155th Anniversary of the Great Locomotive Chase
Today, we commemorate the anniversary of a legendary event in our nation’s history: The Great Locomotive Chase.
The Civil War
On this day in 1862, exactly one year after the Civil War began at Fort Sumter, Union civilian agent James Andrews led a raid deep into Confederate territory to destroy the railroad line between Atlanta and Chattanooga. The Western & Atlantic Railroad (W&A) line was targeted because it was a critical lifeline for the western Confederate armies. Just as railroads today serve a vital role in our nation’s transportation network, so did the W&A. Destroying the railroad line would prevent the Confederacy from re-supplying and holding Chattanooga, a strategic location against advancing Union forces.
The General at the Southern Museum of Civil War and Locomotive History.
Remarkably, while the Raiders were trying to destroy the railroad line, they still adhered to railroad operating rules to prevent train collisions and to allow southbound trains to pass. This delay, however, allowed the General’s original crew, led by conductor William Fuller, and others to doggedly chase the Raiders. Fuller chased the General using three different locomotives, while replacing track destroyed by the Raiders. The pursuers even ran one locomotive, the Texas, backward during the final leg of the chase in a remarkable feat of railroading. After a chase of more than 80 miles, the Raiders exhausted their supplies of water and wood to power the General and were forced to abandon the train 18 miles from Chattanooga. All 20 raiders and two associates were apprehended within two weeks.
Although ultimately unsuccessful, the raid caused alarm in the South, and Confederate forces considered the Raiders to be unlawful combatants. Eight of the Raiders, including Andrews, were executed as spies in Atlanta in June 1862. Eight others escaped from Confederate prison in October 1862, while six others were returned to the Union following a prisoner exchange in March 1863. But the historic journey of Andrews’ Raiders would not end there.
The Medals of Honor
Shortly after their arrival in Washington, D.C., the six released prisoners met with Secretary of War Edwin Stanton, who recognized the men for their courage in a way that none had been honored before.
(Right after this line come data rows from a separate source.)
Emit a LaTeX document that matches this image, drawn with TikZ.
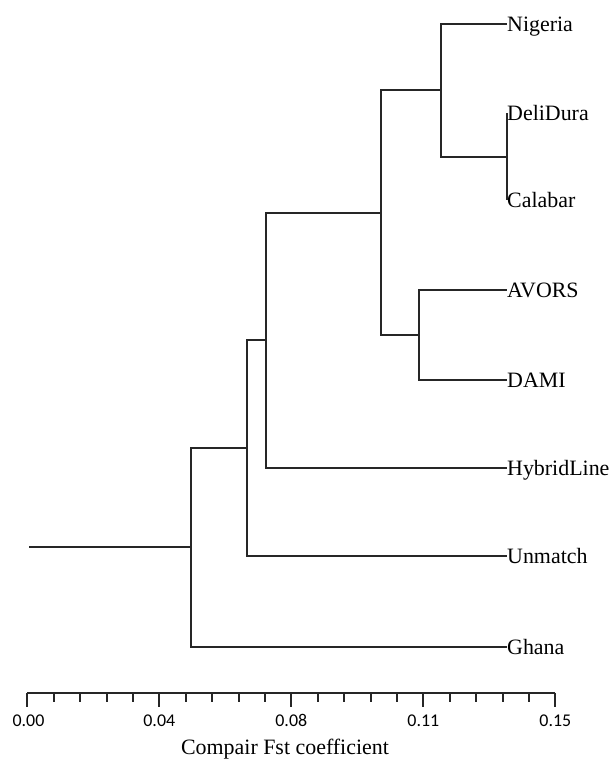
\documentclass[tikz,border=0pt]{standalone}
\usepackage{fontspec}
\setmainfont{Liberation Serif}
\newfontfamily\tickfont{Carlito}
\begin{document}
\begin{tikzpicture}[x=1bp,y=-1bp,
  branch/.style={draw=black!85, line width=2bp},
  axisline/.style={draw=black!85, line width=2bp},
  leaflabel/.style={anchor=base west, inner sep=0pt, font=\fontsize{22}{24}\selectfont},
  ticklabel/.style={anchor=base, inner sep=0pt, font=\tickfont\fontsize{18}{20}\selectfont},
  axistitle/.style={anchor=base, inner sep=0pt, font=\fontsize{22}{24}\selectfont}]
\useasboundingbox (0,0) rectangle (612,760);
% leaf coordinates
\coordinate (lNigeria) at (507,24);
\coordinate (lDeliDura) at (507,113);
\coordinate (lCalabar) at (507,200);
\coordinate (lAVORS) at (507,290);
\coordinate (lDAMI) at (507,380);
\coordinate (lHybridLine) at (507,468);
\coordinate (lUnmatch) at (507,556);
\coordinate (lGhana) at (507,646.5);
% internal nodes
\coordinate (n1) at (507,156.5);
\coordinate (n2) at (440.7,90.25);
\coordinate (n3) at (419,335);
\coordinate (n4) at (381,212.6);
\coordinate (n5) at (265.7,340.3);
\coordinate (n6) at (247.3,448.2);
\coordinate (n7) at (191,547.3);
\coordinate (root) at (29,547.3);
% labels
\foreach \n in {Nigeria,DeliDura,Calabar,AVORS,DAMI,HybridLine,Unmatch,Ghana}
  \node[leaflabel] (t\n) at ([yshift=-7.5bp]l\n) {\n};
% branches
\draw[branch] (n1) |- (lDeliDura);
\draw[branch] (n1) |- (lCalabar);
\draw[branch] (n2) |- (lNigeria);
\draw[branch] (n2) |- (n1);
\draw[branch] (n3) |- (lAVORS);
\draw[branch] (n3) |- (lDAMI);
\draw[branch] (n4) |- (n2);
\draw[branch] (n4) |- (n3);
\draw[branch] (n5) |- (n4);
\draw[branch] (n5) |- (lHybridLine);
\draw[branch] (n6) |- (n5);
\draw[branch] (n6) |- (lUnmatch);
\draw[branch] (n7) |- (n6);
\draw[branch] (n7) |- (lGhana);
\draw[branch] (root) -- (n7);
% axis
\coordinate (a0) at (27.3,692.7);
\coordinate (a1) at (555.3,692.7);
\draw[axisline] (a0) -- (a1);
\foreach \i in {0,...,20}{
  \pgfmathsetmacro{\xx}{27.3+26.4*\i}
  \pgfmathtruncatemacro{\rr}{mod(\i,5)}
  \ifnum\rr=0
    \draw[axisline] (\xx,692.7) -- (\xx,707.3);
  \else
    \draw[axisline] (\xx,692.7) -- (\xx,701.7);
  \fi
}
\node[ticklabel] (k0) at (28.5,726.7) {0.00};
\node[ticklabel] (k1) at (159.3,726.7) {0.04};
\node[ticklabel] (k2) at (291.3,726.7) {0.08};
\node[ticklabel] (k3) at (423.3,726.7) {0.11};
\node[ticklabel] (k4) at (555.3,726.7) {0.15};
\node[axistitle] (title) at (285,754) {Compair Fst coefficient};
\end{tikzpicture}
\end{document}
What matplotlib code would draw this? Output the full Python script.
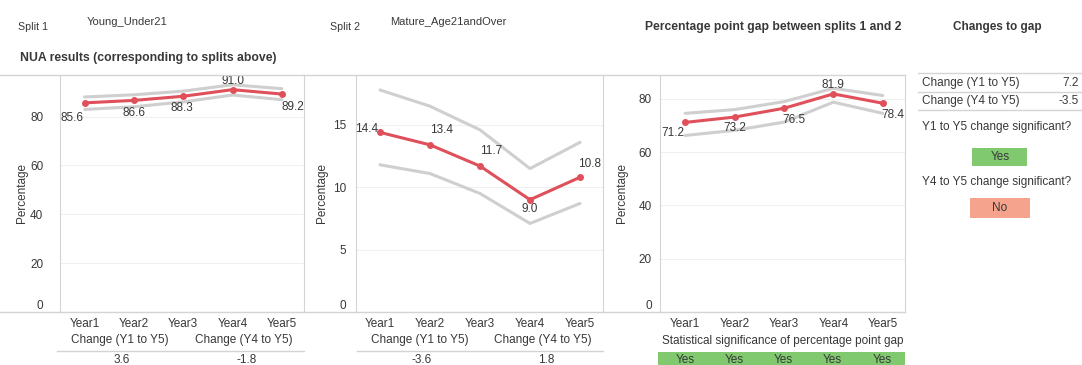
import matplotlib.pyplot as plt
from matplotlib.lines import Line2D
from matplotlib.patches import Rectangle

plt.rcParams['font.family'] = ['Liberation Sans', 'DejaVu Sans']

W, H = 1082, 365

years = ['Year1', 'Year2', 'Year3', 'Year4', 'Year5']

split1 = [85.6, 86.6, 88.3, 91.0, 89.2]
split1_upper = [88.0, 88.9, 90.4, 93.0, 91.4]
split1_lower = [82.9, 84.0, 86.0, 88.8, 86.9]

split2 = [14.4, 13.4, 11.7, 9.0, 10.8]
split2_upper = [17.8, 16.5, 14.6, 11.5, 13.6]
split2_lower = [11.8, 11.1, 9.5, 7.1, 8.7]

gap = [71.2, 73.2, 76.5, 81.9, 78.4]
gap_upper = [74.6, 76.0, 79.0, 84.0, 81.3]
gap_lower = [66.3, 68.2, 71.3, 78.8, 74.6]

split1_changes = ['3.6', '-1.8']
split2_changes = ['-3.6', '1.8']
gap_sig = ['Yes', 'Yes', 'Yes', 'Yes', 'Yes']
gap_changes = [('Change (Y1 to Y5)', '7.2'), ('Change (Y4 to Y5)', '-3.5')]
sig_y1y5 = 'Yes'
sig_y4y5 = 'No'

RED = '#e0505a'
GREY = '#cfcfcf'
LINE = '#d4d4d4'
TXT = '#383838'
GREEN = '#80c96f'
SALMON = '#f5a38c'

fig = plt.figure(figsize=(W / 100, H / 100), dpi=100)


def fx(x):
    return x / W


def fy(y):
    return 1 - y / H


def ftext(x, y, s, **kw):
    kw.setdefault('color', TXT)
    kw.setdefault('fontsize', 8.5)
    fig.text(fx(x), fy(y), s, **kw)


def hline(x0, x1, y, color=LINE, lw=1.0):
    fig.add_artist(Line2D([fx(x0), fx(x1)], [fy(y), fy(y)], color=color, lw=lw,
                          transform=fig.transFigure))


def panel(x0, x1, y0, y1, xlim, ylim, yticks, ypad):
    ax = fig.add_axes([fx(x0), fy(y1), (x1 - x0) / W, (y1 - y0) / H])
    ax.set_xlim(*xlim)
    ax.set_ylim(*ylim)
    ax.set_yticks(yticks)
    ax.set_xticks(range(5))
    ax.set_xticklabels(years)
    for s in ['top', 'bottom']:
        ax.spines[s].set_visible(False)
    for s in ['left', 'right']:
        ax.spines[s].set_color(LINE)
    ax.tick_params(length=0, labelsize=8.5, labelcolor=TXT)
    ax.tick_params(axis='y', pad=ypad)
    ax.tick_params(axis='x', pad=4)
    ax.grid(axis='y', color='#f0f0f0', lw=0.8)
    ax.set_axisbelow(True)
    ax.get_yticklabels()[0].set_va('bottom')
    return ax


def draw_series(ax, vals, upper, lower, offsets):
    x = range(len(vals))
    ax.plot(x, upper, color=GREY, lw=2.2, solid_capstyle='round')
    ax.plot(x, lower, color=GREY, lw=2.2, solid_capstyle='round')
    ax.plot(x, vals, color=RED, lw=2.2, marker='o', ms=4, clip_on=False)
    for i, v in enumerate(vals):
        dx, dy, ha = offsets[i]
        ax.annotate(f'{v:.1f}', (i, v), xytext=(dx * 0.72, dy * 0.72),
                    textcoords='offset points', ha=ha, va='center',
                    fontsize=8.5, color=TXT, annotation_clip=False)


# headers
ftext(18, 27, 'Split 1', fontsize=7.7, va='center')
ftext(87, 22, 'Young_Under21', fontsize=8, va='center')
ftext(330, 27, 'Split 2', fontsize=7.7, va='center')
ftext(390, 22, 'Mature_Age21andOver', fontsize=8, va='center')
ftext(773, 27, 'Percentage point gap between splits 1 and 2', fontsize=8.7,
      fontweight='bold', ha='center', va='center')
ftext(997, 27, 'Changes to gap', fontsize=8.5, fontweight='bold',
      ha='center', va='center')
ftext(20, 58, 'NUA results (corresponding to splits above)', fontsize=8.8,
      fontweight='bold', va='center')

# frame lines across panels
for a, b in [(0, 304), (304, 603), (603, 905)]:
    hline(a, b, 75)
    hline(a, b, 312)

# panel 1
ax1 = panel(60, 304, 75, 312, (-0.5, 4.45), (0, 97), [0, 20, 40, 60, 80], 12)
draw_series(ax1, split1, split1_upper, split1_lower,
            [(-13, -15, 'center'), (0, -13, 'center'), (-1, -12, 'center'),
             (0, 9, 'center'), (11, -13, 'center')])
ftext(22, 193, 'Percentage', rotation=90, ha='center', va='center')

# panel 2
ax2 = panel(356, 603, 75, 312, (-0.48, 4.46), (0, 19), [0, 5, 10, 15], 7)
draw_series(ax2, split2, split2_upper, split2_lower,
            [(-2, 3, 'right'), (12, 15, 'center'), (11, 15, 'center'),
             (0, -9, 'center'), (10, 13, 'center')])
ftext(322, 193, 'Percentage', rotation=90, ha='center', va='center')

# panel 3
ax3 = panel(660, 905, 75, 312, (-0.51, 4.45), (0, 89), [0, 20, 40, 60, 80], 6)
draw_series(ax3, gap, gap_upper, gap_lower,
            [(-12, -11, 'center'), (0, -11, 'center'), (10, -12, 'center'),
             (0, 9, 'center'), (10, -12, 'center')])
ftext(622, 193, 'Percentage', rotation=90, ha='center', va='center')

# change rows below panels 1 and 2
for cx1, cx2, x0, x1, vals in [(120, 244, 57, 304, split1_changes),
                               (420, 543, 357, 603, split2_changes)]:
    ftext(cx1, 340, 'Change (Y1 to Y5)', ha='center', va='center')
    ftext(cx2, 340, 'Change (Y4 to Y5)', ha='center', va='center')
    hline(x0, x1, 351)
    ftext(cx1 + 2, 360, vals[0], ha='center', va='center')
    ftext(cx2 + 3, 360, vals[1], ha='center', va='center')

# significance strip below panel 3
ftext(783, 341, 'Statistical significance of percentage point gap',
      ha='center', va='center')
fig.add_artist(Rectangle((fx(658), fy(370)), (905 - 658) / W, (370 - 352) / H,
                         facecolor=GREEN, edgecolor='none', transform=fig.transFigure))
for i, s in enumerate(gap_sig):
    ftext(685 + i * 49.25, 360, s, ha='center', va='center')

# changes to gap table
hline(918, 1082, 73)
hline(918, 1082, 92)
hline(918, 1082, 110)
for i, (lab, val) in enumerate(gap_changes):
    y = 83 + i * 18
    ftext(922, y, lab, va='center')
    ftext(1079, y, val, ha='right', va='center')

ftext(922, 127, 'Y1 to Y5 change significant?', va='center')
fig.add_artist(Rectangle((fx(972), fy(166)), 55 / W, 18 / H, facecolor=GREEN,
                         edgecolor='none', transform=fig.transFigure))
ftext(1000, 157, sig_y1y5, ha='center', va='center')

ftext(922, 182, 'Y4 to Y5 change significant?', va='center')
fig.add_artist(Rectangle((fx(970), fy(218)), 60 / W, 20 / H, facecolor=SALMON,
                         edgecolor='none', transform=fig.transFigure))
ftext(1000, 208, sig_y4y5, ha='center', va='center')

fig.savefig('out.png', dpi=100)
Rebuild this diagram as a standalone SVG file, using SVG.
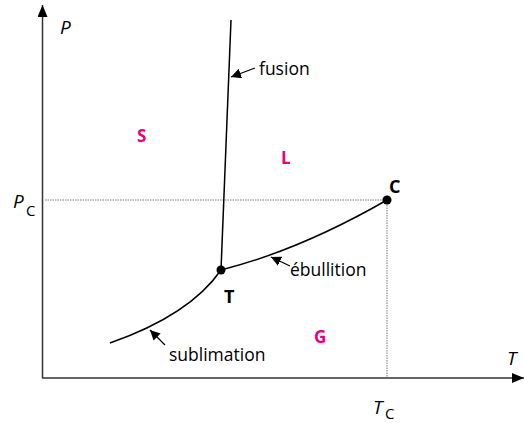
<svg xmlns="http://www.w3.org/2000/svg" width="524" height="425" viewBox="0 0 524 425">
<defs>
<marker id="ah" viewBox="0 0 10 10" refX="10" refY="5" markerWidth="10" markerHeight="10" markerUnits="userSpaceOnUse" orient="auto"><path d="M0,0 L10,5 L0,10 z" fill="#000"/></marker>
<marker id="ax" viewBox="0 0 12 10" refX="12" refY="5" markerWidth="12" markerHeight="10" markerUnits="userSpaceOnUse" orient="auto"><path d="M0,0 L12,5 L0,10 z" fill="#000"/></marker>
</defs>
<style>
text{font-family:"Open Sans","Noto Sans",sans-serif;font-size:17.5px;fill:#000}
.it{font-style:italic;font-size:19px}
.ph{font-weight:bold;fill:#e6007e;font-size:17px}
.pt{font-weight:bold;font-size:18px}
.sub{font-size:15px}
.curve{fill:none;stroke:#000;stroke-width:1.5}
.dot{fill:none;stroke:#777;stroke-width:1;stroke-dasharray:1.5 1}
.lbl{stroke:#000;stroke-width:1.2;fill:none}
</style>
<g id="axes">
<line x1="42.5" y1="378" x2="42.5" y2="5" stroke="#333" stroke-width="1.5" marker-end="url(#ax)"/>
<line x1="42" y1="378" x2="524" y2="378" stroke="#333" stroke-width="1.5" marker-end="url(#ax)"/>
<text class="it" x="60" y="34">P</text>
<text class="it" x="507" y="365">T</text>
<text class="it" x="13" y="208">P</text><text class="sub" x="26" y="216">C</text>
<text class="it" x="373" y="414">T</text><text class="sub" x="385" y="419">C</text>
</g>
<g id="guides">
<line class="dot" x1="45" y1="200" x2="387" y2="200"/>
<line class="dot" x1="387" y1="200" x2="387" y2="377"/>
</g>
<g id="connectors">
<path id="fusion-line" class="curve" d="M221,270 L231,20"/>
<path id="ebullition-line" class="curve" d="M221,270 Q300,250 387,200"/>
<path id="sublimation-line" class="curve" d="M110,343 Q190,315 221,270"/>
<line class="lbl" x1="255" y1="68" x2="231" y2="77" marker-end="url(#ah)"/>
<line class="lbl" x1="290" y1="266" x2="271" y2="257" marker-end="url(#ah)"/>
<line class="lbl" x1="165" y1="345" x2="150" y2="330" marker-end="url(#ah)"/>
</g>
<g id="node-T"><circle cx="221" cy="270" r="4.5" fill="#000"/><text class="pt" x="224" y="303">T</text></g>
<g id="node-C"><circle cx="387" cy="200" r="4.5" fill="#000"/><text class="pt" x="389" y="193">C</text></g>
<g id="label-fusion"><text x="259" y="75">fusion</text></g>
<g id="label-ebullition"><text x="290" y="276">ébullition</text></g>
<g id="label-sublimation"><text x="169" y="361">sublimation</text></g>
<g id="phase-S"><text class="ph" x="137" y="142">S</text></g>
<g id="phase-L"><text class="ph" x="281" y="164">L</text></g>
<g id="phase-G"><text class="ph" x="314" y="343">G</text></g>
</svg>
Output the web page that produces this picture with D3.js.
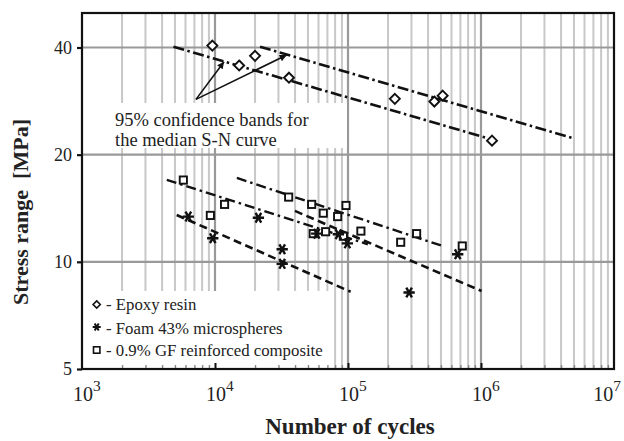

On March 25, 1863, those Raiders were the first to receive the Congressional Medal of Honor, with the very first presented to Private Jacob Parrott, who had endured particularly harsh treatment as a prisoner. The men were then escorted to the White House for an audience with President Abraham Lincoln. A total of 19 participants in Andrews’ Raid, all from Ohio, ultimately received the Medal of Honor. Although he led the raid, Andrews was ineligible for the award because he was a civilian.
Neither James Andrews nor his raid or Raiders are forgotten. The General is on public display in Kennesaw, Ga., at the Southern Museum of Civil War and Locomotive History. The State of Ohio continues to honor its volunteers who conducted the raid. In fact, they held an event in 2012 to honor the 150th anniversary of the chase. And March 25 is commemorated as National Medal of Honor Day. The Federal Railroad Administration is therefore proud to recognize the events that began 155 years ago during a routine railroad stop outside Atlanta and the sacrifices made to bring peace and prosperity to our nation.